● **Exercise details**
Retype nothing but the lines from the start of the material up to and including the line with "const xTicks = [0, 5000, 10000, 15000, 20000, 25000];". Pictures don't belong in the copy.

Stored data:

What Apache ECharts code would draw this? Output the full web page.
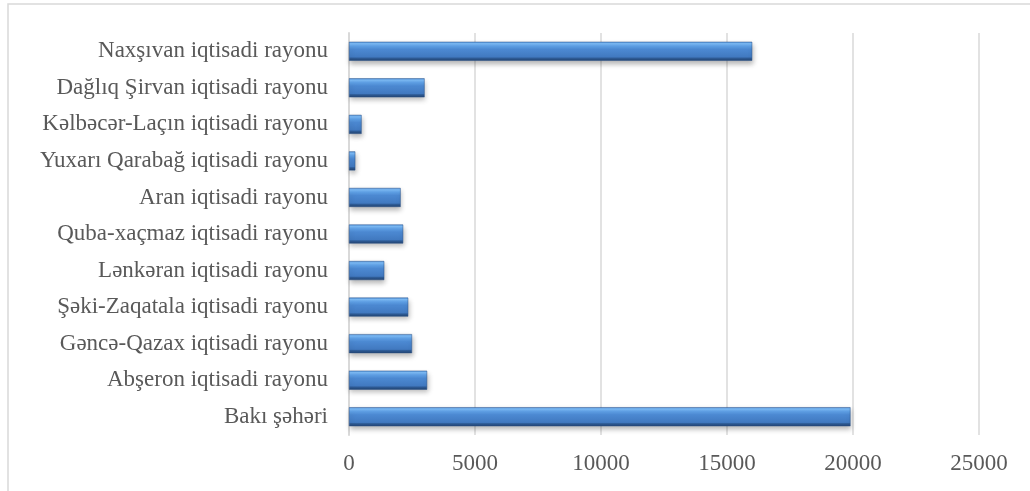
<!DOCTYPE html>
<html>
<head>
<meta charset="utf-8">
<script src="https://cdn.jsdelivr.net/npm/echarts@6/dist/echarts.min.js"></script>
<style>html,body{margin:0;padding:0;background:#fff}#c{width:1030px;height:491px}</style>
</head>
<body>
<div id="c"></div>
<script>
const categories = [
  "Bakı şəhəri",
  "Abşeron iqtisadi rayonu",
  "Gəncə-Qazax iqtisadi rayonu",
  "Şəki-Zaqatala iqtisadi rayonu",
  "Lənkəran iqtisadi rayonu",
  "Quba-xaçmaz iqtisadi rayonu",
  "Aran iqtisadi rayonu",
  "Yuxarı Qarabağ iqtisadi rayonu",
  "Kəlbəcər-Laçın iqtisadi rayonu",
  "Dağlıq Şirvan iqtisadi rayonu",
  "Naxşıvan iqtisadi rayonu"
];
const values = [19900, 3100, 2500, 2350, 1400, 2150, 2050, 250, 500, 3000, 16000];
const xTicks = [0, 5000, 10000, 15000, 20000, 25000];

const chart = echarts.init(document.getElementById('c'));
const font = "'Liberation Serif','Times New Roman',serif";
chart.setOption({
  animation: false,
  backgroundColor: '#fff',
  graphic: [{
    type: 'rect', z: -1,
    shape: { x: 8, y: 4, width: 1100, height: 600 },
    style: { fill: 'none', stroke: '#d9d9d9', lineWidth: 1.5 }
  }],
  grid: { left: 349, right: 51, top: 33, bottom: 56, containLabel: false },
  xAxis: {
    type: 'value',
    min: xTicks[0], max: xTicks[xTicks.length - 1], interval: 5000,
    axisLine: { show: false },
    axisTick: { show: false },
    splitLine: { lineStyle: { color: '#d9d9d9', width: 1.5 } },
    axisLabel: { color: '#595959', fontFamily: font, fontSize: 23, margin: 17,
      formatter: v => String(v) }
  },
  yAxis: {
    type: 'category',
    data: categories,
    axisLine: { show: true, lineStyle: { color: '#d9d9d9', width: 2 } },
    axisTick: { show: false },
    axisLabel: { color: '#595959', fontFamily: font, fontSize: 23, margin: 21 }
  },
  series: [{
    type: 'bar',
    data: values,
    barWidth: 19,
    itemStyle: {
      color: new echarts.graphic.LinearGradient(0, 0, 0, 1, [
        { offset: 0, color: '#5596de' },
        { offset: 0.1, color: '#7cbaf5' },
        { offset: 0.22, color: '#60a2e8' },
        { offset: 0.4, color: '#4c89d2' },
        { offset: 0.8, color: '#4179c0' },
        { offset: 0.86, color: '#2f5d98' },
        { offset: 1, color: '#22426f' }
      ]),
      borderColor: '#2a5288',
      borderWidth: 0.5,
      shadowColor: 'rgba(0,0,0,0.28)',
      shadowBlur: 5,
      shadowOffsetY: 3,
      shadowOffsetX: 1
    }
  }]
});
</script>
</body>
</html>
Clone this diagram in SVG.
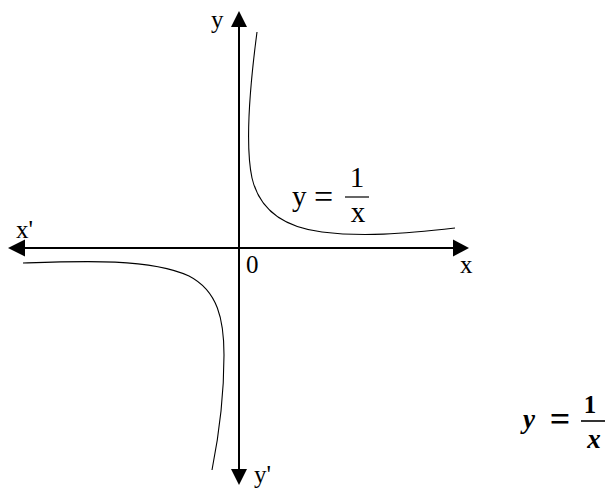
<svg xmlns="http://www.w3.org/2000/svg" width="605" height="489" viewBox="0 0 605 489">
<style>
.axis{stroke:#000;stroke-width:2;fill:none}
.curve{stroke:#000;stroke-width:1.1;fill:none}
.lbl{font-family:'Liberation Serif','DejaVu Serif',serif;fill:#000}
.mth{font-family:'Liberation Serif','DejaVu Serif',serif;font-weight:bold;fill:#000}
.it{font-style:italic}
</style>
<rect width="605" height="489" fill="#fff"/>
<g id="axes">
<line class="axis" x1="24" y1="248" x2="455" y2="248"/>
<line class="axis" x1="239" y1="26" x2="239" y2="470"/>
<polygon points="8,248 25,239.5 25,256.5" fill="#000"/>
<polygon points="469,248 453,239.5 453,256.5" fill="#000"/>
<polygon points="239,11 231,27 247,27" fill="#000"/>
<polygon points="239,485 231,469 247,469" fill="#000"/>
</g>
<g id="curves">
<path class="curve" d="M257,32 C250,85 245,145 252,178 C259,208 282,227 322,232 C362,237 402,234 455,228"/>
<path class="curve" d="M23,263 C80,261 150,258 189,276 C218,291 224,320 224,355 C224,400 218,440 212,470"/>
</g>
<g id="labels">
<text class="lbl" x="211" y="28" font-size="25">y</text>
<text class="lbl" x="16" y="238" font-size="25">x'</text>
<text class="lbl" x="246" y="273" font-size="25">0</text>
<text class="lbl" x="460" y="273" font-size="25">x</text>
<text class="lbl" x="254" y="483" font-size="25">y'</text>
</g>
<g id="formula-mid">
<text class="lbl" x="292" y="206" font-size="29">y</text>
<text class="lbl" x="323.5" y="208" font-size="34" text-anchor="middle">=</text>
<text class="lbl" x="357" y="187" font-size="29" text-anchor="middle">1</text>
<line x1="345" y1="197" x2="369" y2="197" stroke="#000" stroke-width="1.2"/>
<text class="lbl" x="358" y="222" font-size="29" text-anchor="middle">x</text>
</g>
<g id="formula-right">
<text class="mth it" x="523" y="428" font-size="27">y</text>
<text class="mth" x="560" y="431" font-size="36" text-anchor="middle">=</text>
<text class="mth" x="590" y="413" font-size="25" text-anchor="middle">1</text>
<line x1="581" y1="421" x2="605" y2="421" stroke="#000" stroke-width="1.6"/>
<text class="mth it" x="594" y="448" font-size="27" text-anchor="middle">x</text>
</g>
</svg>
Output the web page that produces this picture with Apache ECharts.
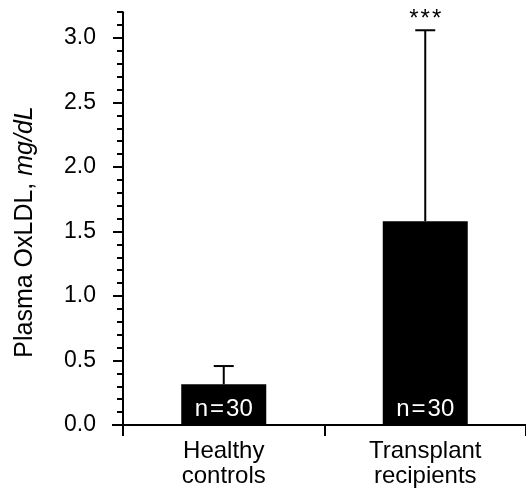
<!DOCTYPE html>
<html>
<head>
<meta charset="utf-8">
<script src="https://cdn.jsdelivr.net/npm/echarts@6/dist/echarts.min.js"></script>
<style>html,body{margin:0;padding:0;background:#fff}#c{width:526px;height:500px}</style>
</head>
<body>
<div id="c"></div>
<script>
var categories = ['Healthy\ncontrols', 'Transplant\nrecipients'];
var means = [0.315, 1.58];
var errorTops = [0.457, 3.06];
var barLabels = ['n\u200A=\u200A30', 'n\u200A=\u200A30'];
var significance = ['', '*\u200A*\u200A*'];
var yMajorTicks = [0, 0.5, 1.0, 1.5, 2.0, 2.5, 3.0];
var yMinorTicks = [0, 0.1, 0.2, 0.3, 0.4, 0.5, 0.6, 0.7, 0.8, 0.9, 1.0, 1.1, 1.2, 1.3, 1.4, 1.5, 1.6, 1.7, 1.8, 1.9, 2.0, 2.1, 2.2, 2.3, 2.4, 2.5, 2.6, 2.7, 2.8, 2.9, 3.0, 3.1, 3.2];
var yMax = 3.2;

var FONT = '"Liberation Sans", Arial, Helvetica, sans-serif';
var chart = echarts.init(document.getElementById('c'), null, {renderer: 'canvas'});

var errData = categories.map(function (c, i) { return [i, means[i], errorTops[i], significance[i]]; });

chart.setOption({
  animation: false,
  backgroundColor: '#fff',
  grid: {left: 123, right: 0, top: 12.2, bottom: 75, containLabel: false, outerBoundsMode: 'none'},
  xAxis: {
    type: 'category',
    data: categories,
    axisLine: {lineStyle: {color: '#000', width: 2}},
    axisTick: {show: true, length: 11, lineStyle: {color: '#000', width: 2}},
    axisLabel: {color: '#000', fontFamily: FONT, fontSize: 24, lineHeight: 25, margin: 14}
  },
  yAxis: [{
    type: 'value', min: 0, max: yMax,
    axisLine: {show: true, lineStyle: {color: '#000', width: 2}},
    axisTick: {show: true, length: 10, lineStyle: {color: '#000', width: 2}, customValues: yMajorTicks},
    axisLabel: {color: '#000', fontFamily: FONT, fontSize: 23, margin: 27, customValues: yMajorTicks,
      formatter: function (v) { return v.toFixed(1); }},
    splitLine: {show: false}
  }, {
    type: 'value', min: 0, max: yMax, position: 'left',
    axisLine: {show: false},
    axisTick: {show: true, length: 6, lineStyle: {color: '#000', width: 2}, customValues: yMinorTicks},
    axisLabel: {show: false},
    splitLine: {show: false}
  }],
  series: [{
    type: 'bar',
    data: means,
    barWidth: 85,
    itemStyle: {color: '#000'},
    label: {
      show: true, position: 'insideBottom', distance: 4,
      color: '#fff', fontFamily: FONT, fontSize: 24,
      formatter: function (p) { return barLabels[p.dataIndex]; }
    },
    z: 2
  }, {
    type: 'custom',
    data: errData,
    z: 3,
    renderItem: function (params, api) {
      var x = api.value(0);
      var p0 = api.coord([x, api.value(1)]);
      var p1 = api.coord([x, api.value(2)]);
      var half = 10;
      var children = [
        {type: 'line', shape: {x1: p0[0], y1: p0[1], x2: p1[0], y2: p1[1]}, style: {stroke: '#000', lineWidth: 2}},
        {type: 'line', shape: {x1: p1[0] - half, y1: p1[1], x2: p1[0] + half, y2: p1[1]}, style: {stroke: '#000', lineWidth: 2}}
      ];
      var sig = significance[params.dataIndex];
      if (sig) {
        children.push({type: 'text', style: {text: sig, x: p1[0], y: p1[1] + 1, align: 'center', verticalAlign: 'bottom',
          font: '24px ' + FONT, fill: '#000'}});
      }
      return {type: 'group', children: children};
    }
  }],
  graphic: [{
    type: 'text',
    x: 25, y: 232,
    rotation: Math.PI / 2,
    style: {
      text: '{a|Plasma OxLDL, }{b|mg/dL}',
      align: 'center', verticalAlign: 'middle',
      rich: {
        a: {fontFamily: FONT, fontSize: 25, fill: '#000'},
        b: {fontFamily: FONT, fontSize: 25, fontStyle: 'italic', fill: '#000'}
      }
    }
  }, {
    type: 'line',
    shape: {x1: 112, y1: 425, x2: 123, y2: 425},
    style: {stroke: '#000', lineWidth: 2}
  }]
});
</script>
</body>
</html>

● **Correct answer**
What Apache ECharts code would draw this? Output the full web page.
<!DOCTYPE html>
<html>
<head>
<meta charset="utf-8">
<script src="https://cdn.jsdelivr.net/npm/echarts@6/dist/echarts.min.js"></script>
<style>html,body{margin:0;padding:0;background:#fff}#c{width:1030px;height:491px}</style>
</head>
<body>
<div id="c"></div>
<script>
const categories = [
  "Bakı şəhəri",
  "Abşeron iqtisadi rayonu",
  "Gəncə-Qazax iqtisadi rayonu",
  "Şəki-Zaqatala iqtisadi rayonu",
  "Lənkəran iqtisadi rayonu",
  "Quba-xaçmaz iqtisadi rayonu",
  "Aran iqtisadi rayonu",
  "Yuxarı Qarabağ iqtisadi rayonu",
  "Kəlbəcər-Laçın iqtisadi rayonu",
  "Dağlıq Şirvan iqtisadi rayonu",
  "Naxşıvan iqtisadi rayonu"
];
const values = [19900, 3100, 2500, 2350, 1400, 2150, 2050, 250, 500, 3000, 16000];
const xTicks = [0, 5000, 10000, 15000, 20000, 25000];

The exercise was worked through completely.